**Problem**
Leave out the pictures, then reproduce the rest of the material exactly.
-- Start --
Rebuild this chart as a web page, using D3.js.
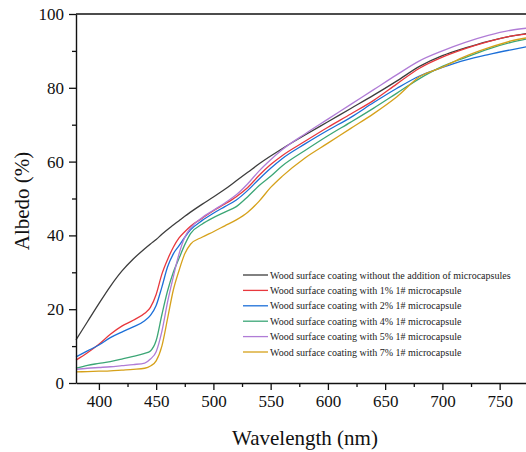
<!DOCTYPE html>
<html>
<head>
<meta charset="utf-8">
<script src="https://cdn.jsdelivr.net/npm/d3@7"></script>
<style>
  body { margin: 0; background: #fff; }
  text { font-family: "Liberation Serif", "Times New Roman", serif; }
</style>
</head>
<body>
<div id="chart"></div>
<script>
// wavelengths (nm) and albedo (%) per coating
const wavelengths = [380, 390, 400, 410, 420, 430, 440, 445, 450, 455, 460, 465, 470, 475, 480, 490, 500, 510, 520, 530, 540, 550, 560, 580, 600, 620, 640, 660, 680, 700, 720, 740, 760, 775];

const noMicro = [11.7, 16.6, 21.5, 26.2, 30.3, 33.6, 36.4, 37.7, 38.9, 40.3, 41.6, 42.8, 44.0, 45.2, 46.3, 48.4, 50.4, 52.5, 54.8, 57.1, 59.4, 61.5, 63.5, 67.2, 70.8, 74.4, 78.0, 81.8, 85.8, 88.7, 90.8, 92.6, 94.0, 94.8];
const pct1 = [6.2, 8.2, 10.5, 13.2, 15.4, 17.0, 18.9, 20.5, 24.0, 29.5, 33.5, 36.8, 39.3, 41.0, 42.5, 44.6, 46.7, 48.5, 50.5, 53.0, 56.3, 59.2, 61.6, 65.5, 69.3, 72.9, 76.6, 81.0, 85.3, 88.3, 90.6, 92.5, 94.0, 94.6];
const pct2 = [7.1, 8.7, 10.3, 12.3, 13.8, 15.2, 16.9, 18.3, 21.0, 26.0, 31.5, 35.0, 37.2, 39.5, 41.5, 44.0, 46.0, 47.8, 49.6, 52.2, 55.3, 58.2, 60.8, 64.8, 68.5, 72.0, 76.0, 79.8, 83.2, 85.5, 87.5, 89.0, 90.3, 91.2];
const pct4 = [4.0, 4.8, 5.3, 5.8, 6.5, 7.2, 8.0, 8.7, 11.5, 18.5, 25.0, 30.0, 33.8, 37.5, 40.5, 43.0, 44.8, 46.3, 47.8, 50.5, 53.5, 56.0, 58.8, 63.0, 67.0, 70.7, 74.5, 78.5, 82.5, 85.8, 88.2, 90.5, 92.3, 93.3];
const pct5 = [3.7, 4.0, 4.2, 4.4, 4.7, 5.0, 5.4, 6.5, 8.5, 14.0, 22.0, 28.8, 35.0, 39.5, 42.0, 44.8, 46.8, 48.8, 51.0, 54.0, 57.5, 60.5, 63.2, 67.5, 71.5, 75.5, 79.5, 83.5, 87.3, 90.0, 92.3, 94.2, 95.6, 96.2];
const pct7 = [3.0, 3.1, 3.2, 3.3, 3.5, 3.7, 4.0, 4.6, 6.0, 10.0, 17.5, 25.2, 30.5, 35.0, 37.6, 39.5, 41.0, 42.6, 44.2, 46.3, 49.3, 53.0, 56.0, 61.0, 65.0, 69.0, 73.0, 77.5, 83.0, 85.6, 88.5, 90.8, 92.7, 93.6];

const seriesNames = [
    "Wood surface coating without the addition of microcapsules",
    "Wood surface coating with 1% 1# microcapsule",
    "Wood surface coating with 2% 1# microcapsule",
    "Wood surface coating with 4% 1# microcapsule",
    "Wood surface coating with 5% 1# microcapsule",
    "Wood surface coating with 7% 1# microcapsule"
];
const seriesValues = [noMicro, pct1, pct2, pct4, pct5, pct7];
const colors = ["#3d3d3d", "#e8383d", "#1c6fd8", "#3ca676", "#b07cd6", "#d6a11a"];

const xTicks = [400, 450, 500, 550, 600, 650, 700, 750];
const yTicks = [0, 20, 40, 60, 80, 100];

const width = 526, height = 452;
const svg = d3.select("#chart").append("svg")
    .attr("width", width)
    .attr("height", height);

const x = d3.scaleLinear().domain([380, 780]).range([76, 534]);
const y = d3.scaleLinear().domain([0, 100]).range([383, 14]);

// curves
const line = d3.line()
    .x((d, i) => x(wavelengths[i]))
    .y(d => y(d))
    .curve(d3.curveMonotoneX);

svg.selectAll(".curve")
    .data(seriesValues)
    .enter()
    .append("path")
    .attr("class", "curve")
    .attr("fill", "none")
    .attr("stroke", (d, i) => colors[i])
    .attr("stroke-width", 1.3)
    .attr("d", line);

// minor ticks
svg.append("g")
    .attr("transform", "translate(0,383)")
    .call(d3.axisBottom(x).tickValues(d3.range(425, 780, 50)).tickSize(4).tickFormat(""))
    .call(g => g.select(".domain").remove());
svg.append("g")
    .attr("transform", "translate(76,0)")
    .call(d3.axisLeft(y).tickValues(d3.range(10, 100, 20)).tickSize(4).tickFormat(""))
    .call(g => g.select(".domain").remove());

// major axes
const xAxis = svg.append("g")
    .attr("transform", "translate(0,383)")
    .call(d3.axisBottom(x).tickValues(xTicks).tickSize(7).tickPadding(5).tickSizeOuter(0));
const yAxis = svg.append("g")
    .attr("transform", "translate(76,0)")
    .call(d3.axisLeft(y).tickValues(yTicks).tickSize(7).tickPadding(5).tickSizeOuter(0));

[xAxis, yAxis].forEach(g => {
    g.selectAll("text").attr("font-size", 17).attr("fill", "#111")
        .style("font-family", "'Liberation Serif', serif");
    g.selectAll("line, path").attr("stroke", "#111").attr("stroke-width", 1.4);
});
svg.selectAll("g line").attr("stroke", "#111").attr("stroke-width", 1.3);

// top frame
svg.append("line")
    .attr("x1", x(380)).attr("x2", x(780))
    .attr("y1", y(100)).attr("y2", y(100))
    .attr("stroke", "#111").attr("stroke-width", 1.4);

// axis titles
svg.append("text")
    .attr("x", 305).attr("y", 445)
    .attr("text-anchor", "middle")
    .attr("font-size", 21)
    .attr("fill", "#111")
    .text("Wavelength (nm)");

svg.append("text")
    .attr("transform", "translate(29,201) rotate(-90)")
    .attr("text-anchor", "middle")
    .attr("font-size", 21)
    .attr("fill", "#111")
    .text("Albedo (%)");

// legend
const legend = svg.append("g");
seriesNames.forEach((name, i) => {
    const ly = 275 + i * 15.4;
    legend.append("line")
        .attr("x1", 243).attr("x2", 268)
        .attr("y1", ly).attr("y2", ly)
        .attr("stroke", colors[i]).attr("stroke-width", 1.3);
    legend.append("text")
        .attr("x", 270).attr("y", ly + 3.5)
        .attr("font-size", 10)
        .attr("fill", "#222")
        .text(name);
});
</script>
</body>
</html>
-- End --
**Exercise output**
Rebuild this chart as a web page, using D3.js.
<!DOCTYPE html>
<html>
<head>
<meta charset="utf-8">
<script src="https://cdn.jsdelivr.net/npm/d3@7"></script>
<style>
  body { margin: 0; background: #fff; }
  text { font-family: "Liberation Serif", "Times New Roman", serif; }
</style>
</head>
<body>
<div id="chart"></div>
<script>
// wavelengths (nm) and albedo (%) per coating
const wavelengths = [380, 390, 400, 410, 420, 430, 440, 445, 450, 455, 460, 465, 470, 475, 480, 490, 500, 510, 520, 530, 540, 550, 560, 580, 600, 620, 640, 660, 680, 700, 720, 740, 760, 775];

const noMicro = [11.7, 16.6, 21.5, 26.2, 30.3, 33.6, 36.4, 37.7, 38.9, 40.3, 41.6, 42.8, 44.0, 45.2, 46.3, 48.4, 50.4, 52.5, 54.8, 57.1, 59.4, 61.5, 63.5, 67.2, 70.8, 74.4, 78.0, 81.8, 85.8, 88.7, 90.8, 92.6, 94.0, 94.8];
const pct1 = [6.2, 8.2, 10.5, 13.2, 15.4, 17.0, 18.9, 20.5, 24.0, 29.5, 33.5, 36.8, 39.3, 41.0, 42.5, 44.6, 46.7, 48.5, 50.5, 53.0, 56.3, 59.2, 61.6, 65.5, 69.3, 72.9, 76.6, 81.0, 85.3, 88.3, 90.6, 92.5, 94.0, 94.6];
const pct2 = [7.1, 8.7, 10.3, 12.3, 13.8, 15.2, 16.9, 18.3, 21.0, 26.0, 31.5, 35.0, 37.2, 39.5, 41.5, 44.0, 46.0, 47.8, 49.6, 52.2, 55.3, 58.2, 60.8, 64.8, 68.5, 72.0, 76.0, 79.8, 83.2, 85.5, 87.5, 89.0, 90.3, 91.2];
const pct4 = [4.0, 4.8, 5.3, 5.8, 6.5, 7.2, 8.0, 8.7, 11.5, 18.5, 25.0, 30.0, 33.8, 37.5, 40.5, 43.0, 44.8, 46.3, 47.8, 50.5, 53.5, 56.0, 58.8, 63.0, 67.0, 70.7, 74.5, 78.5, 82.5, 85.8, 88.2, 90.5, 92.3, 93.3];
const pct5 = [3.7, 4.0, 4.2, 4.4, 4.7, 5.0, 5.4, 6.5, 8.5, 14.0, 22.0, 28.8, 35.0, 39.5, 42.0, 44.8, 46.8, 48.8, 51.0, 54.0, 57.5, 60.5, 63.2, 67.5, 71.5, 75.5, 79.5, 83.5, 87.3, 90.0, 92.3, 94.2, 95.6, 96.2];
const pct7 = [3.0, 3.1, 3.2, 3.3, 3.5, 3.7, 4.0, 4.6, 6.0, 10.0, 17.5, 25.2, 30.5, 35.0, 37.6, 39.5, 41.0, 42.6, 44.2, 46.3, 49.3, 53.0, 56.0, 61.0, 65.0, 69.0, 73.0, 77.5, 83.0, 85.6, 88.5, 90.8, 92.7, 93.6];

const seriesNames = [
    "Wood surface coating without the addition of microcapsules",
    "Wood surface coating with 1% 1# microcapsule",
    "Wood surface coating with 2% 1# microcapsule",
    "Wood surface coating with 4% 1# microcapsule",
    "Wood surface coating with 5% 1# microcapsule",
    "Wood surface coating with 7% 1# microcapsule"
];
const seriesValues = [noMicro, pct1, pct2, pct4, pct5, pct7];
const colors = ["#3d3d3d", "#e8383d", "#1c6fd8", "#3ca676", "#b07cd6", "#d6a11a"];

const xTicks = [400, 450, 500, 550, 600, 650, 700, 750];
const yTicks = [0, 20, 40, 60, 80, 100];

const width = 526, height = 452;
const svg = d3.select("#chart").append("svg")
    .attr("width", width)
    .attr("height", height);

const x = d3.scaleLinear().domain([380, 780]).range([76, 534]);
const y = d3.scaleLinear().domain([0, 100]).range([383, 14]);

// curves
const line = d3.line()
    .x((d, i) => x(wavelengths[i]))
    .y(d => y(d))
    .curve(d3.curveMonotoneX);

svg.selectAll(".curve")
    .data(seriesValues)
    .enter()
    .append("path")
    .attr("class", "curve")
    .attr("fill", "none")
    .attr("stroke", (d, i) => colors[i])
    .attr("stroke-width", 1.3)
    .attr("d", line);

// minor ticks
svg.append("g")
    .attr("transform", "translate(0,383)")
    .call(d3.axisBottom(x).tickValues(d3.range(425, 780, 50)).tickSize(4).tickFormat(""))
    .call(g => g.select(".domain").remove());
svg.append("g")
    .attr("transform", "translate(76,0)")
    .call(d3.axisLeft(y).tickValues(d3.range(10, 100, 20)).tickSize(4).tickFormat(""))
    .call(g => g.select(".domain").remove());

// major axes
const xAxis = svg.append("g")
    .attr("transform", "translate(0,383)")
    .call(d3.axisBottom(x).tickValues(xTicks).tickSize(7).tickPadding(5).tickSizeOuter(0));
const yAxis = svg.append("g")
    .attr("transform", "translate(76,0)")
    .call(d3.axisLeft(y).tickValues(yTicks).tickSize(7).tickPadding(5).tickSizeOuter(0));

[xAxis, yAxis].forEach(g => {
    g.selectAll("text").attr("font-size", 17).attr("fill", "#111")
        .style("font-family", "'Liberation Serif', serif");
    g.selectAll("line, path").attr("stroke", "#111").attr("stroke-width", 1.4);
});
svg.selectAll("g line").attr("stroke", "#111").attr("stroke-width", 1.3);

// top frame
svg.append("line")
    .attr("x1", x(380)).attr("x2", x(780))
    .attr("y1", y(100)).attr("y2", y(100))
    .attr("stroke", "#111").attr("stroke-width", 1.4);

// axis titles
svg.append("text")
    .attr("x", 305).attr("y", 445)
    .attr("text-anchor", "middle")
    .attr("font-size", 21)
    .attr("fill", "#111")
    .text("Wavelength (nm)");

svg.append("text")
    .attr("transform", "translate(29,201) rotate(-90)")
    .attr("text-anchor", "middle")
    .attr("font-size", 21)
    .attr("fill", "#111")
    .text("Albedo (%)");

// legend
const legend = svg.append("g");
seriesNames.forEach((name, i) => {
    const ly = 275 + i * 15.4;
    legend.append("line")
        .attr("x1", 243).attr("x2", 268)
        .attr("y1", ly).attr("y2", ly)
        .attr("stroke", colors[i]).attr("stroke-width", 1.3);
    legend.append("text")
        .attr("x", 270).attr("y", ly + 3.5)
        .attr("font-size", 10)
        .attr("fill", "#222")
        .text(name);
});
</script>
</body>
</html>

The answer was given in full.